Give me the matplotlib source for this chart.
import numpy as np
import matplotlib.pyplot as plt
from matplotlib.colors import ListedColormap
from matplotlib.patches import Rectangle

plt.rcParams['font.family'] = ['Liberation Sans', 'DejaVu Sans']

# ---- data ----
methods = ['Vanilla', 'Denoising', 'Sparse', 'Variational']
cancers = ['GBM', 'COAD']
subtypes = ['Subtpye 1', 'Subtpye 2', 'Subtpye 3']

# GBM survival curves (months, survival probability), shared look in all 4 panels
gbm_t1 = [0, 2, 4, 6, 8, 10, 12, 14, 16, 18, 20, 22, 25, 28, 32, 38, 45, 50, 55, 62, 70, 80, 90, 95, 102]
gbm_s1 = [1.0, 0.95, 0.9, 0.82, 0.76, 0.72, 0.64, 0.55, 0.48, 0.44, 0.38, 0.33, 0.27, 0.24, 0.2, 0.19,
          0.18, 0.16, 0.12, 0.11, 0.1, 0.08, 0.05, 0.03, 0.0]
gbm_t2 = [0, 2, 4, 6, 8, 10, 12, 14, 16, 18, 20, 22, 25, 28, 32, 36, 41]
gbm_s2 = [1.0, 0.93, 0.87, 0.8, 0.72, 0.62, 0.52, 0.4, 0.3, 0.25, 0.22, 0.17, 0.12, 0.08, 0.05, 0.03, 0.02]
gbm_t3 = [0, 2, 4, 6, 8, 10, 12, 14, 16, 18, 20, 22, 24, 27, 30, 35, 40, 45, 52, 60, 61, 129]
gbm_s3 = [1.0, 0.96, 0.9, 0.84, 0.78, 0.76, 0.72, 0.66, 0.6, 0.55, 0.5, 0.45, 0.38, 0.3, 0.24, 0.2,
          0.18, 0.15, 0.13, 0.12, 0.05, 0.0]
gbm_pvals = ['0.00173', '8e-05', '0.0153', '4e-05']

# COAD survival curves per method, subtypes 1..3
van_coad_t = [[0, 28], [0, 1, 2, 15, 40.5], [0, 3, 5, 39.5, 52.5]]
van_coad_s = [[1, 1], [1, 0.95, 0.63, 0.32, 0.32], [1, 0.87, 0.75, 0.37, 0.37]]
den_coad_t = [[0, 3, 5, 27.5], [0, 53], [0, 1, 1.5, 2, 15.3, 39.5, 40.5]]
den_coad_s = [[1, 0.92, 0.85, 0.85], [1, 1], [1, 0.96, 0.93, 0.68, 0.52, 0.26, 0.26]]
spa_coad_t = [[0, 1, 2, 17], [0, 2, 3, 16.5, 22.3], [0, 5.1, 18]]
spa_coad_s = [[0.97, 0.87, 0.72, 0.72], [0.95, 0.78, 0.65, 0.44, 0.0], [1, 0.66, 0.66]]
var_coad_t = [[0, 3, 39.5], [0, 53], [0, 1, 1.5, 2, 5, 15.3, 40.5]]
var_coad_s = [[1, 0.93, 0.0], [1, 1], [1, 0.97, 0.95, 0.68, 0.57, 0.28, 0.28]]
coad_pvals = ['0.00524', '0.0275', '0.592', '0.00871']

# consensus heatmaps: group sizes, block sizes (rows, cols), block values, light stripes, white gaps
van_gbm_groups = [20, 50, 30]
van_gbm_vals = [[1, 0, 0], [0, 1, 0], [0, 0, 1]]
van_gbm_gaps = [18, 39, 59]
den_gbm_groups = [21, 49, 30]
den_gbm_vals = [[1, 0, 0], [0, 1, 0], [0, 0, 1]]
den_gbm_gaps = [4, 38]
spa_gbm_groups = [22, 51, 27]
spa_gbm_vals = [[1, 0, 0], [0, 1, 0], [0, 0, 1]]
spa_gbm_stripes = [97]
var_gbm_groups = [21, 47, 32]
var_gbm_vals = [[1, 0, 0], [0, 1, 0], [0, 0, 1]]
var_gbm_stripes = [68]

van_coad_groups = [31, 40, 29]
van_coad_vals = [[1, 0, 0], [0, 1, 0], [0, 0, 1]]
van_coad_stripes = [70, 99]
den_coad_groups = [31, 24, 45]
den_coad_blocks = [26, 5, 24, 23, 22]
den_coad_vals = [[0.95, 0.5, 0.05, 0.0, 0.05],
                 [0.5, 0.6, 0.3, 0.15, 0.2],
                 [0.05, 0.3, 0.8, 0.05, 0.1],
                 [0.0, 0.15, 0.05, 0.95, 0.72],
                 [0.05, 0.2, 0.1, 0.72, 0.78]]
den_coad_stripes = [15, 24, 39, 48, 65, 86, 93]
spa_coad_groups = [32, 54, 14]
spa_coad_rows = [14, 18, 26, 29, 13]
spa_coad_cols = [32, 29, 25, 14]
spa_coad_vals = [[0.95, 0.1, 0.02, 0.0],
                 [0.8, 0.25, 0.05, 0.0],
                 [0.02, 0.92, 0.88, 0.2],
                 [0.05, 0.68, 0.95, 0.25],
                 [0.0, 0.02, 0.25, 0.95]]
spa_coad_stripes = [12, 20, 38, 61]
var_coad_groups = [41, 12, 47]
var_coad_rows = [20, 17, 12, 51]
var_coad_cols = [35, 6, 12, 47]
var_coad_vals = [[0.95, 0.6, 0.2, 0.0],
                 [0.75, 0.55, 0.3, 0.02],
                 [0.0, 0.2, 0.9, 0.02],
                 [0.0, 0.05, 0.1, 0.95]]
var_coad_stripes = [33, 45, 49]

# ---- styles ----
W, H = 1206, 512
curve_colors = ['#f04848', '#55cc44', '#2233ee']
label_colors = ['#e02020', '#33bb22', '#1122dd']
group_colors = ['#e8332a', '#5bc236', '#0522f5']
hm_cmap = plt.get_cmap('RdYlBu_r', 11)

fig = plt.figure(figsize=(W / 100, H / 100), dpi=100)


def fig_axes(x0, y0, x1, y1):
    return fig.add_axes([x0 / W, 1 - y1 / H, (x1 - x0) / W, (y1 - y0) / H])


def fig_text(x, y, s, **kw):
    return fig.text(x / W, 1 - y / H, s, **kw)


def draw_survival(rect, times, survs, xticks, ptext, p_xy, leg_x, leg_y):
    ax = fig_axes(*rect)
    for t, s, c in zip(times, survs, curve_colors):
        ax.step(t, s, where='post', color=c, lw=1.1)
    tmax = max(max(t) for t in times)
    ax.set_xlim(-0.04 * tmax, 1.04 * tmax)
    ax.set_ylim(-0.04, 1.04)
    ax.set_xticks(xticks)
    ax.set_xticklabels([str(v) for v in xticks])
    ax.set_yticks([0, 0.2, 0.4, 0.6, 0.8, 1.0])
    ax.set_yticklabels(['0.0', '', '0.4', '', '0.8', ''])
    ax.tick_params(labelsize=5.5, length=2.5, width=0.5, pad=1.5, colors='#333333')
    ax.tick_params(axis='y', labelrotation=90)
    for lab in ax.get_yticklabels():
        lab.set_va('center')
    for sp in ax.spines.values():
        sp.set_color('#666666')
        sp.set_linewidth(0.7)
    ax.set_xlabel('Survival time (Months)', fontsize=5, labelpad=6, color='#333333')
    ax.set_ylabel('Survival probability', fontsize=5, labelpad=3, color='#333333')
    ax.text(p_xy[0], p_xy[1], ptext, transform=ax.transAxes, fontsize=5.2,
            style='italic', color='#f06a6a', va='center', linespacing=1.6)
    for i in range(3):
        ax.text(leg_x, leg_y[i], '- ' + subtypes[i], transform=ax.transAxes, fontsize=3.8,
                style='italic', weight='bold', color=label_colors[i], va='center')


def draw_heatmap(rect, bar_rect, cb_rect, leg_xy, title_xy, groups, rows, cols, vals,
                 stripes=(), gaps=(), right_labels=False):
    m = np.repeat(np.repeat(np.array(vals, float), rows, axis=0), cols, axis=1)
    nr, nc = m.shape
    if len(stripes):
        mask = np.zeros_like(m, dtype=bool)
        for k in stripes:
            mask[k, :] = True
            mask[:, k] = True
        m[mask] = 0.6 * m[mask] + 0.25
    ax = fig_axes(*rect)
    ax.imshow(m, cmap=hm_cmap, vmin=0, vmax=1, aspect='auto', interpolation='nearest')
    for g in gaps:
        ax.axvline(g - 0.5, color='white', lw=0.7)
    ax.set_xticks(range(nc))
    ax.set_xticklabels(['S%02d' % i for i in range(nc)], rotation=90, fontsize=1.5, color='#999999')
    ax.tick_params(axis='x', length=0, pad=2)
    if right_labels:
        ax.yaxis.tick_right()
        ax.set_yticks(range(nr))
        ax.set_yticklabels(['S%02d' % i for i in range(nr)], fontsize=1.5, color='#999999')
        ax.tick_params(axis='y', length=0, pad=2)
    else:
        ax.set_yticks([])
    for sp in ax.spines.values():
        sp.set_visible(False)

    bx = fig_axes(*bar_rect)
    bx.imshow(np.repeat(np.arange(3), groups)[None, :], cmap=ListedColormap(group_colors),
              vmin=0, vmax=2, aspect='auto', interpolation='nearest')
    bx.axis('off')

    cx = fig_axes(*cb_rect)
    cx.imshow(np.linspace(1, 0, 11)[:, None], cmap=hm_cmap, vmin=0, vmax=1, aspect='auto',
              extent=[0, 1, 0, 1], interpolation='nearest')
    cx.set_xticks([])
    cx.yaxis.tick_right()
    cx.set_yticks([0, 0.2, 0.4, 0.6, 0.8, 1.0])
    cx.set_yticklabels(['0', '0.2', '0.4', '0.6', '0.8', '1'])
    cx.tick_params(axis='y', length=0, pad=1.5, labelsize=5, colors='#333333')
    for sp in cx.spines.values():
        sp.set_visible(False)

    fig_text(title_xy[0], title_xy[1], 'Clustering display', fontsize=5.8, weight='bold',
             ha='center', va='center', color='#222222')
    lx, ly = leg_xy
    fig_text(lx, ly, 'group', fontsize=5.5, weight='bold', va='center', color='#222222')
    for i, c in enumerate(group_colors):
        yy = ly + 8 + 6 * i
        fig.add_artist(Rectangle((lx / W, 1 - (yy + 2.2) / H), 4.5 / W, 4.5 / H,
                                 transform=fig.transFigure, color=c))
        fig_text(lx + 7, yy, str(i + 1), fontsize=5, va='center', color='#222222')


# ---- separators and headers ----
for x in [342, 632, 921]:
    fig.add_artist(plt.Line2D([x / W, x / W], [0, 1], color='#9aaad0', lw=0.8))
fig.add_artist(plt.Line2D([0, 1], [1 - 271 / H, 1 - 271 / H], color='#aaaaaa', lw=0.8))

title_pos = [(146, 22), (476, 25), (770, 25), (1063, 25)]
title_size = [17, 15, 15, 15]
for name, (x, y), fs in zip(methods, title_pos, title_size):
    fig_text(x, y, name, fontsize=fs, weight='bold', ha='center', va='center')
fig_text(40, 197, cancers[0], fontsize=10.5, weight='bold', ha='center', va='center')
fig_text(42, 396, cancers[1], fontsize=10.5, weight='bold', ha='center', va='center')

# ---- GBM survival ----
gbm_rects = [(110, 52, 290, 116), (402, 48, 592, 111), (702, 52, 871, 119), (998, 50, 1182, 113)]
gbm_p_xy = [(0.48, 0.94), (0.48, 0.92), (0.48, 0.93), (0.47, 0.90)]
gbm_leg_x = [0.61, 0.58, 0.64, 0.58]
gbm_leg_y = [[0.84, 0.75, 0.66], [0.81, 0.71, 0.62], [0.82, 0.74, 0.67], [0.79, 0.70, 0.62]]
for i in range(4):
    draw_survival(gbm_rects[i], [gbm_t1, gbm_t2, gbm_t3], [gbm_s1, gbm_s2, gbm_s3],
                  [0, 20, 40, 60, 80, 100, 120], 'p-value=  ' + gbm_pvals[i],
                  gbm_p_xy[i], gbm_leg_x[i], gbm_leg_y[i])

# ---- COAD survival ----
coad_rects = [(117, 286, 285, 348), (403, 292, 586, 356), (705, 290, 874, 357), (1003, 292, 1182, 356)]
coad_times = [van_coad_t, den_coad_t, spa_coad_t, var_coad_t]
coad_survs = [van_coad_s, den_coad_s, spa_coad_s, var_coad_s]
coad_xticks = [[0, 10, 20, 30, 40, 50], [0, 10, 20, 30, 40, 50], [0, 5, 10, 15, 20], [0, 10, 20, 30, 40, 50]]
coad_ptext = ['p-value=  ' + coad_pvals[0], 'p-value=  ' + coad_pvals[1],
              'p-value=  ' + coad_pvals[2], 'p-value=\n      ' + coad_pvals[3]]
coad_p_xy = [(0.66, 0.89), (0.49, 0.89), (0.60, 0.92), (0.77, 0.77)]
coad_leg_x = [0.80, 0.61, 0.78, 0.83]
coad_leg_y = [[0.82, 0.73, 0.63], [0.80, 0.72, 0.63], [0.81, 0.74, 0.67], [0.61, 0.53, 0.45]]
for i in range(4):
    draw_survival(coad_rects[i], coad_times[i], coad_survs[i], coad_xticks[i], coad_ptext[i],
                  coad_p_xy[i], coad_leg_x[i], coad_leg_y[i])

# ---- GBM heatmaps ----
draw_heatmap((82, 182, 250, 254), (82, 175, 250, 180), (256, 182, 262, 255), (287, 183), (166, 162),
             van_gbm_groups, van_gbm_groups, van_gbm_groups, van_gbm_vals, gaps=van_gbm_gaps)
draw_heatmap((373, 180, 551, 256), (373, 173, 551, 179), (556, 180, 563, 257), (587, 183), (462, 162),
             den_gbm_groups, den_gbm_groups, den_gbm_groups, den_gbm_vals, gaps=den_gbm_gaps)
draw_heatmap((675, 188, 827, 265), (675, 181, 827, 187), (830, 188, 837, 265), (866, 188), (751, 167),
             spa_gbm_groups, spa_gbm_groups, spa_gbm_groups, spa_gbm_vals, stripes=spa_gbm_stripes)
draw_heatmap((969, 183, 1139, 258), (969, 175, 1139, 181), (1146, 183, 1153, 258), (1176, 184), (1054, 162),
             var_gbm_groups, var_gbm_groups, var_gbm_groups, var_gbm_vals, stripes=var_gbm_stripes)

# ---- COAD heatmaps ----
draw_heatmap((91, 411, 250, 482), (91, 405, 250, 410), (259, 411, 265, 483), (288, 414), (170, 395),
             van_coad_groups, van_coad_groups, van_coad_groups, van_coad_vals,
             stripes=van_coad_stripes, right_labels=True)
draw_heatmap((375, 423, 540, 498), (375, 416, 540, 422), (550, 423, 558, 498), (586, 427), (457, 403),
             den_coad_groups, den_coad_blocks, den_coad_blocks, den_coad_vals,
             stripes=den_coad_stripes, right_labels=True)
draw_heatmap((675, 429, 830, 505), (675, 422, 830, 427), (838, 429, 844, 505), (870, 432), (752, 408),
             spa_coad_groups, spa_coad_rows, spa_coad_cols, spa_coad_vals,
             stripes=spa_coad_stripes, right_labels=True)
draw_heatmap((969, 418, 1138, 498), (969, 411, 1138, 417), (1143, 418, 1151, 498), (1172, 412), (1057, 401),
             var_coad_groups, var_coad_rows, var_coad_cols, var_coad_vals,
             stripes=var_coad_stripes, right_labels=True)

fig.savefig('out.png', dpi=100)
____________________
Copy the lines from the start of the data verbatim, stopping after the line containing "plt.rcParams['font.family'] = ['Liberation".

Answer in full
Give me the matplotlib source for this chart.
import numpy as np
import matplotlib.pyplot as plt
from matplotlib.colors import ListedColormap
from matplotlib.patches import Rectangle

plt.rcParams['font.family'] = ['Liberation Sans', 'DejaVu Sans']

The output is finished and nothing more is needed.